Compared to other big cities, the infrastructure here is excellent, and traffic jams are nothing compared to Saigon and Hanoi. The government has big plans for this city and has invested a lot of money into it—it’s now home to many modern bridges, wide streets, and large sports parks.
If you’re looking for projects outside Hanoi and Saigon, a good place to start in Da Nang would be X2 HOI AN, FLC Golf Club and Resort, and Times Garden in Ha Long Bay; also Panorama in Nha Trang.
Is It Safe To Invest?
For seasoned real estate investors, this is a safe market. The laws are in place, and plenty of other foreigners have already been buying.
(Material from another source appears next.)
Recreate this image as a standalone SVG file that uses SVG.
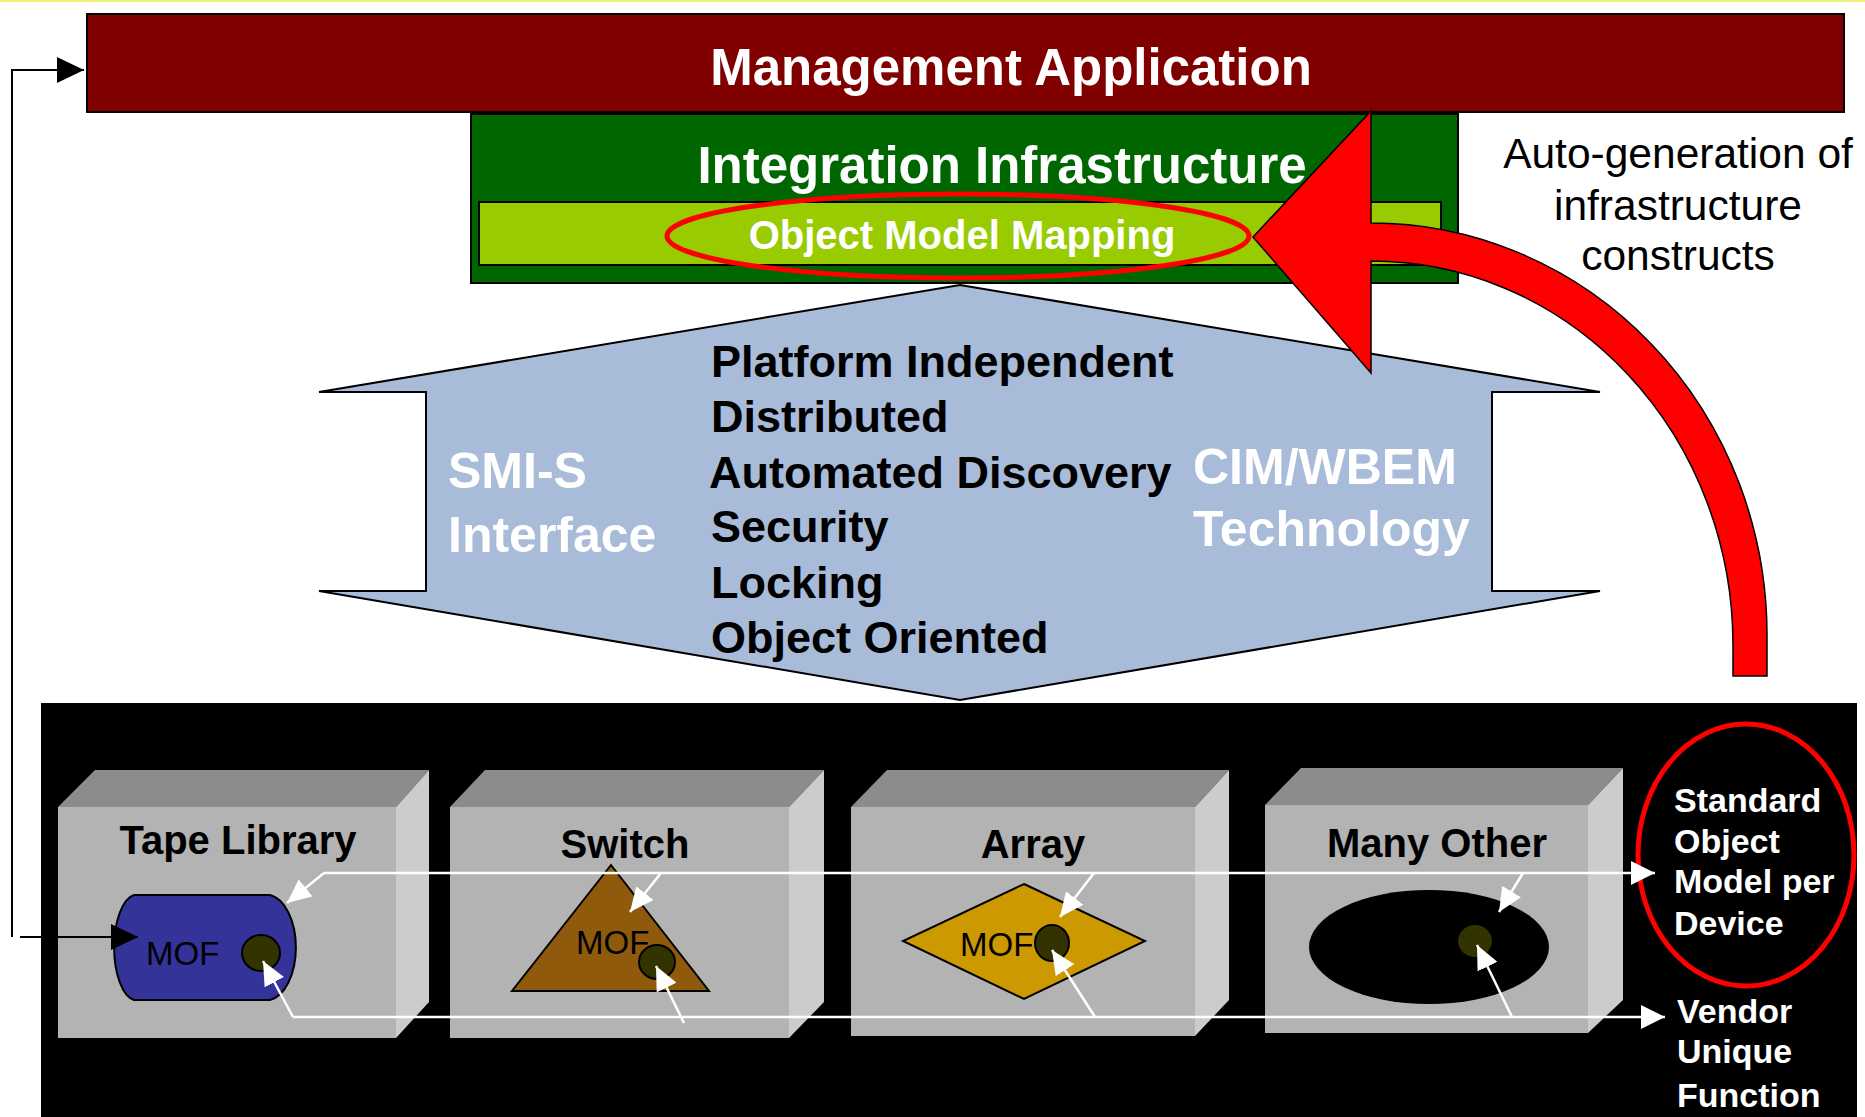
<svg xmlns="http://www.w3.org/2000/svg" width="1865" height="1117" viewBox="0 0 1865 1117">
<defs>
<style>
text{font-family:"Liberation Sans",Arial,sans-serif}
.b{font-weight:bold}
.w{fill:#fff}
.k{fill:#000}
.box{stroke:#000;stroke-width:2}
.face{fill:#B3B3B3}
.top{fill:#8C8C8C}
.side{fill:#CCCCCC}
.wl{stroke:#fff;stroke-width:2.5;fill:none}
.kl{stroke:#000;stroke-width:2;fill:none}
.lbl{font-size:40px;font-weight:bold;fill:#000;text-anchor:middle}
.mof{font-size:33px;fill:#000}
.pt{font-size:45px;font-weight:bold;fill:#000}
.side-t{font-size:50px;font-weight:bold;fill:#fff}
.note{font-size:34px;font-weight:bold;fill:#fff}
</style>
<marker id="wa" viewBox="0 0 24 24" markerWidth="24" markerHeight="24" refX="24" refY="12" orient="auto" markerUnits="userSpaceOnUse"><path d="M0,0 L24,12 L0,24 Z" fill="#fff"/></marker>
<marker id="ws" viewBox="0 0 24 22" markerWidth="24" markerHeight="22" refX="24" refY="11" orient="auto" markerUnits="userSpaceOnUse"><path d="M0,0 L24,11 L0,22 Z" fill="#fff"/></marker>
<marker id="ka" viewBox="0 0 27 26" markerWidth="27" markerHeight="26" refX="27" refY="13" orient="auto" markerUnits="userSpaceOnUse"><path d="M0,0 L27,13 L0,26 Z" fill="#000"/></marker>
</defs>
<rect x="0" y="0" width="1865" height="1117" fill="#fff"/>
<rect x="0" y="0" width="1865" height="2" fill="#F2F27A"/>

<g id="management-application">
<rect x="87" y="14" width="1757" height="98" fill="#800000" class="box"/>
<text x="1011" y="85" class="b w" font-size="51" text-anchor="middle">Management Application</text>
</g>

<g id="integration-infrastructure">
<rect x="471" y="114" width="987" height="169" fill="#006600" class="box"/>
<text x="1002" y="183" class="b w" font-size="51" text-anchor="middle">Integration Infrastructure</text>
</g>

<g id="object-model-mapping">
<rect x="479" y="202" width="962" height="63" fill="#99CC00" class="box"/>
<ellipse cx="958" cy="236" rx="291" ry="42" fill="none" stroke="#FF0000" stroke-width="5"/>
<text x="962" y="249" class="b w" font-size="40" text-anchor="middle">Object Model Mapping</text>
</g>

<g id="smi-s-cim-wbem">
<path d="M960,285 L1600,392 L1492,392 L1492,591 L1600,591 L960,700 L319,591 L426,591 L426,392 L319,392 Z" fill="#A8BBD8" stroke="#000" stroke-width="2"/>
<text x="448" y="488" class="side-t">SMI-S</text>
<text x="448" y="552" class="side-t">Interface</text>
<text x="1193" y="484" class="side-t">CIM/WBEM</text>
<text x="1193" y="546" class="side-t">Technology</text>
<text x="711" y="377" class="pt">Platform Independent</text>
<text x="711" y="432" class="pt">Distributed</text>
<text x="709" y="488" class="pt">Automated Discovery</text>
<text x="711" y="542" class="pt">Security</text>
<text x="711" y="598" class="pt">Locking</text>
<text x="711" y="653" class="pt">Object Oriented</text>
</g>

<g id="auto-generation">
<path d="M1371,111 L1253,237 L1371,373 L1371,261 A362,384 0 0 1 1733,645 L1733,676 L1767,676 L1767,635 A396,412 0 0 0 1371,223 Z" fill="#FF0000" stroke="#000" stroke-width="1.5"/>
<text x="1678" y="168" font-size="42.5" fill="#000" text-anchor="middle">Auto-generation of</text>
<text x="1678" y="220" font-size="42.5" fill="#000" text-anchor="middle">infrastructure</text>
<text x="1678" y="270" font-size="42.5" fill="#000" text-anchor="middle">constructs</text>
</g>

<g id="device-layer">
<rect x="41" y="703" width="1816" height="414" fill="#000"/>
</g>

<g id="tape-library">
<polygon points="58,807 95,770 429,770 396,807" class="top"/>
<polygon points="396,807 429,770 429,1002 396,1038" class="side"/>
<rect x="58" y="807" width="338" height="231" class="face"/>
<text x="238" y="854" class="lbl">Tape Library</text>
<path d="M134,895 H270 A30,53 0 0 1 270,1000 H134 A23,53 0 0 1 134,895 Z" fill="#333399" stroke="#000" stroke-width="2"/>
<text x="146" y="965" class="mof">MOF</text>
<ellipse cx="261" cy="953" rx="19" ry="18" fill="#333300" stroke="#000" stroke-width="2"/>
</g>

<g id="switch">
<polygon points="450,807 485,770 824,770 789,807" class="top"/>
<polygon points="789,807 824,770 824,1002 789,1038" class="side"/>
<rect x="450" y="807" width="339" height="231" class="face"/>
<text x="625" y="858" class="lbl">Switch</text>
<polygon points="611,865 709,991 512,991" fill="#8F5A0C" stroke="#000" stroke-width="2"/>
<text x="576" y="954" class="mof">MOF</text>
<ellipse cx="657" cy="962" rx="18" ry="17" fill="#333300" stroke="#000" stroke-width="2"/>
</g>

<g id="array">
<polygon points="851,807 887,770 1229,770 1195,807" class="top"/>
<polygon points="1195,807 1229,770 1229,1000 1195,1036" class="side"/>
<rect x="851" y="807" width="344" height="229" class="face"/>
<text x="1033" y="858" class="lbl">Array</text>
<polygon points="1024,884 1145,941 1024,999 903,941" fill="#CC9900" stroke="#000" stroke-width="2"/>
<text x="960" y="956" class="mof">MOF</text>
<ellipse cx="1052" cy="943" rx="17" ry="18" fill="#333300" stroke="#000" stroke-width="2"/>
</g>

<g id="many-other">
<polygon points="1265,805 1301,768 1623,768 1588,805" class="top"/>
<polygon points="1588,805 1623,768 1623,1000 1588,1033" class="side"/>
<rect x="1265" y="805" width="323" height="228" class="face"/>
<text x="1437" y="857" class="lbl">Many Other</text>
<ellipse cx="1429" cy="947" rx="120" ry="57" fill="#000"/>
<ellipse cx="1475" cy="941" rx="17" ry="16" fill="#333300"/>
</g>

<g id="standard-object-model">
<ellipse cx="1746" cy="855" rx="108" ry="131" fill="none" stroke="#FF0000" stroke-width="5"/>
<text x="1674" y="812" class="note">Standard</text>
<text x="1674" y="853" class="note">Object</text>
<text x="1674" y="893" class="note">Model per</text>
<text x="1674" y="935" class="note">Device</text>
</g>

<g id="vendor-unique-function">
<text x="1677" y="1023" class="note">Vendor</text>
<text x="1677" y="1063" class="note">Unique</text>
<text x="1677" y="1107" class="note">Function</text>
</g>

<g id="connectors">
<path d="M12,937 V70 H84" class="kl" marker-end="url(#ka)"/>
<path d="M20,937 H138" class="kl" marker-end="url(#ka)"/>
<path d="M324,873 H1655" class="wl" marker-end="url(#wa)"/>
<path d="M324,873 L287,903" class="wl" marker-end="url(#ws)"/>
<path d="M661,873 L630,912" class="wl" marker-end="url(#ws)"/>
<path d="M1094,873 L1060,917" class="wl" marker-end="url(#ws)"/>
<path d="M1523,873 L1499,912" class="wl" marker-end="url(#ws)"/>
<path d="M293,1017 H1665" class="wl" marker-end="url(#wa)"/>
<path d="M293,1017 L263,961" class="wl" marker-end="url(#ws)"/>
<path d="M684,1023 L656,966" class="wl" marker-end="url(#ws)"/>
<path d="M1095,1017 L1052,950" class="wl" marker-end="url(#ws)"/>
<path d="M1512,1017 L1477,945" class="wl" marker-end="url(#ws)"/>
</g>
</svg>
The macroeconomic factors indicate that prices overall are not likely to drop in the next three to five years. Moreover, if you look at the upside potential, the downside risk is much less significant.
There are several things to be aware of though…
Dealing with the local government is one of them. Vietnam is still a developing country, and bureaucracy here is painfully slow. Developers trying to obtain permits will have difficulty, and disputes over property will likewise cause major delays.
The quality of construction is another issue. Quality can be poor if buildings are completed fast and cheap, and here is where some prior experience will pay off—being able to recognize low-end when you see it.
Then there’s the language barrier. The contract may be offered to you in English, but only the Vietnamese version is legit. Make sure you have at least two independent and competent translators to review it for you.
Owning property in Vietnam won’t afford you a visa or residential address. You’ll still have to leave the country every 90 days to renew your tourist visa—unless you’re a U.S. citizen and manage to obtain a business visa, allowing you to stay up to a year.
Oversupply is always a looming threat, so make sure you focus on location. Observe the natural expansion of the cities, city plans, and the path of progress. The planned metro system (projected to be delivered in 2020) is going to have a significant impact on Hanoi and Saigon.
Always keep your eye on FDI and interest rates, as they both affect Vietnam’s economy and real estate market.
And, as anywhere, if you’re serious about buying here, the smartest strategy is to come and spend some time. Experience the market for yourself before diving in head first.